Les auteurs modernes, qui ne s'embarrassent pas toujours de nuances, ont souvent considéré que Bodin, partisan déclaré de la souveraineté, devait du même coup être considéré comme le fondateur de la monarchie absolue.
Historiquement, cette thèse a d'abord été soutenue, et le fait est assez curieux, par les propres théoriciens de l' absolutisme. José Antonio Maravall a excellemment montré que toute la philosophie politique espagnole du xviie siècle n'est qu'un long duel entre l'influence de Bodin et celle de Machiavel. Par un jeu singulier de contingences historiques, Machiavel, auteur italien, bénéficie, dans l'Espagne baroque, des privilèges généraux de « la nation la plus favorisée », tandis que Jean Bodin, inspirateur du parti des politiques qui ruina définitivement en France les prétentions des ligueurs inféodés à l'Espagne, est traité en ennemi déclaré : finalement, c'est son œuvre qui est condamnée comme machiavélique, tandis que celle du Florentin est agréée, commentée et, mêlée à celle de l'Italien Botero (Della ragione di Stato, 1589), contribue à la théorie de la « véritable raison d'État » soutenue par Barbosa Homem, qui est un machiavélisme renforcé, ad majorem Dei Hispaniaeque gloriam.
En France, au contraire, Jean Bodin est tiré, dès la première génération de ses disciples avec Grégoire de Toulouse (Syntagma juris universi), dans le sens de l'absolutisme. Ce point de vue sera soutenu sans la moindre nuance dans l'œuvre pesante de l'avocat général Cardin Le Bret, De la souveraineté du roi, parue en 1632. L'absolutisme prétendu de Bodin se définira en pratique d'abord par la dictature du « ministère » avec Richelieu, puis avec la dictature royale de Louis XIV à partir de 1682. Mais, pour l'instant, nous sommes encore très loin du terme de cette évolution historique. La République de Bodin est une sublimation du règne de François Ier, proposée en modèle à Henri IV.

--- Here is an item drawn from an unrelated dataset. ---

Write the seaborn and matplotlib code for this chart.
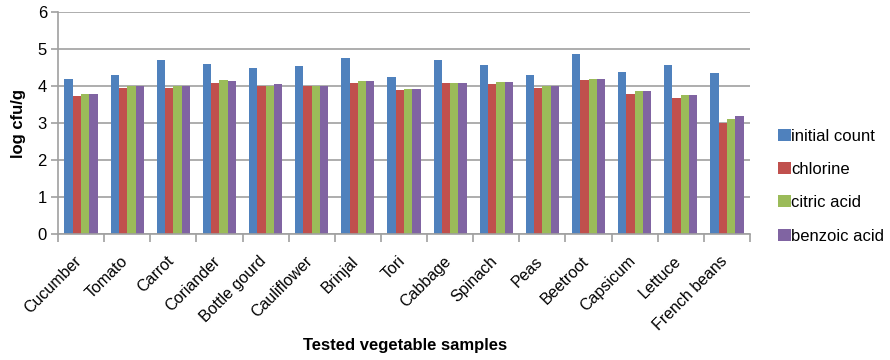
import numpy as np
import pandas as pd
import matplotlib
matplotlib.use("Agg")
import matplotlib.pyplot as plt
import matplotlib.transforms as mtransforms
import seaborn as sns

vegetables = ["Cucumber", "Tomato", "Carrot", "Coriander", "Bottle gourd",
              "Cauliflower", "Brinjal", "Tori", "Cabbage", "Spinach", "Peas",
              "Beetroot", "Capsicum", "Lettuce", "French beans"]
initial_count = [4.20, 4.31, 4.71, 4.60, 4.49, 4.53, 4.75, 4.24, 4.71, 4.56,
                 4.31, 4.86, 4.38, 4.56, 4.34]
chlorine = [3.73, 3.95, 3.95, 4.09, 4.00, 4.00, 4.09, 3.88, 4.09, 4.05,
            3.95, 4.16, 3.79, 3.68, 3.00]
citric_acid = [3.79, 4.01, 4.00, 4.16, 4.01, 4.01, 4.13, 3.91, 4.09, 4.10,
               3.99, 4.20, 3.87, 3.76, 3.11]
benzoic_acid = [3.79, 4.00, 4.01, 4.13, 4.05, 4.01, 4.13, 3.91, 4.09, 4.10,
                3.99, 4.20, 3.87, 3.76, 3.19]
treatments = ["initial count", "chlorine", "citric acid", "benzoic acid"]
colors = ["#4F81BD", "#C0504D", "#9BBB59", "#8064A2"]

series = [initial_count, chlorine, citric_acid, benzoic_acid]
df = pd.DataFrame({
    "vegetable": np.tile(vegetables, len(treatments)),
    "treatment": np.repeat(treatments, len(vegetables)),
    "value": np.concatenate(series),
})

sns.set_theme(style="white", rc={"text.color": "black",
                                 "axes.labelcolor": "black",
                                 "xtick.color": "black",
                                 "ytick.color": "black"})
plt.rcParams["font.family"] = ["Liberation Sans", "DejaVu Sans"]

fig = plt.figure(figsize=(8.9, 3.6), dpi=100)
ax = fig.add_axes([58 / 890, 1 - 234 / 360, 692 / 890, 222 / 360])

sns.barplot(data=df, x="vegetable", y="value", hue="treatment",
            hue_order=treatments, palette=colors, width=0.72, gap=0,
            saturation=1, errorbar=None, linewidth=0, ax=ax)

n = len(vegetables)
ax.set_xlim(-0.5, n - 0.5)
ax.set_ylim(0, 6)
ax.set_yticks(range(0, 7))
ax.yaxis.grid(True, color="#a0a0a0", linewidth=1.2)
ax.set_axisbelow(True)

for side in ["top", "right"]:
    ax.spines[side].set_visible(False)
for side in ["left", "bottom"]:
    ax.spines[side].set_color("#a0a0a0")
    ax.spines[side].set_linewidth(1.2)

# category separators as minor ticks below the axis
ax.set_xticks(np.arange(-0.5, n, 1.0), minor=True)
ax.tick_params(axis="x", which="minor", length=6, color="#a0a0a0",
               width=1.2, bottom=True)
ax.tick_params(axis="x", which="major", length=0, pad=14)
ax.tick_params(axis="y", length=5, color="#a0a0a0", labelcolor="black",
               width=1.2, left=True, labelsize=12, pad=3)
ax.set_xticks(range(n))
ax.set_xticklabels(vegetables, rotation=45, ha="right",
                   rotation_mode="anchor", fontsize=11.5, color="black")
shift = mtransforms.ScaledTranslation(-0.07, 0, fig.dpi_scale_trans)
for lbl in ax.get_xticklabels():
    lbl.set_transform(lbl.get_transform() + shift)

ax.set_ylabel("log cfu/g", fontsize=12, fontweight="bold", labelpad=8)
ax.set_xlabel("Tested vegetable samples", fontsize=12, fontweight="bold")
ax.xaxis.set_label_coords(0.501, -0.468)

handles, labels = ax.get_legend_handles_labels()
ax.get_legend().remove()
fig.legend(handles, labels, loc="center left",
           bbox_to_anchor=(778 / 890, 1 - 186 / 360),
           frameon=False, fontsize=12, handlelength=0.75, handleheight=0.75,
           handletextpad=0.05, labelspacing=1.1, borderaxespad=0,
           borderpad=0)

fig.savefig("out.png", dpi=100)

Sans doute la progression vers la concentration du pouvoir est-elle déjà manifeste, puisque l'on a pu intituler une fresque doctrinale de l'Encyclopédie française : « L'État de la Renaissance et son évolution vers l'absolutisme ». Mais, avec Jean Bodin, ce terme est très loin d'être atteint : l'exercice de la souveraineté n'implique en aucun sens la reconnaissance d'un absolutisme authentique. Nous pensons donc que Mousnier, Prélot, et beaucoup d'autres, ont tort d'employer ce terme à propos de Bodin. Prélot reconnaît d'ailleurs implicitement cette erreur lorsqu'il sent la nécessité de subdiviser l'étude qu'il consacre à l'absolutisme et de reconnaître une seconde étape, dans l'Apogée de l'absolutisme (1614-1685), où son analyse est remarquable. Mais, précisément, les auteurs qui précèdent cette période ne peuvent être traités d'absolutistes, parce que, sur les points essentiels, ils s'opposent aux thèses que soutiendront leurs successeurs. C'est ainsi que Bodin ne cesse d'anathématiser, sous le nom de monarchie seigneuriale ou de « monarchie à la turque », la thèse favorite de Le Bret, qui tend à faire de l'État la propriété du monarque. Il développe, au contraire, la théorie de la monarchie royale, c'est-à-dire d'un État où le roi est le représentant du bien commun, mais aussi le défenseur des droits de tous ses sujets et de toutes leurs libertés individuelles et collectives. La souveraineté bodinienne, limitée sur le plan transcendantal par la délégation d'un pouvoir conforme à la justice de Dieu, l'est aussi en pratique : à l'intérieur, par le respect des lois fondamentales de l'État ; à l'extérieur, par celui des traités conclus et par les normes du droit des gens.[...]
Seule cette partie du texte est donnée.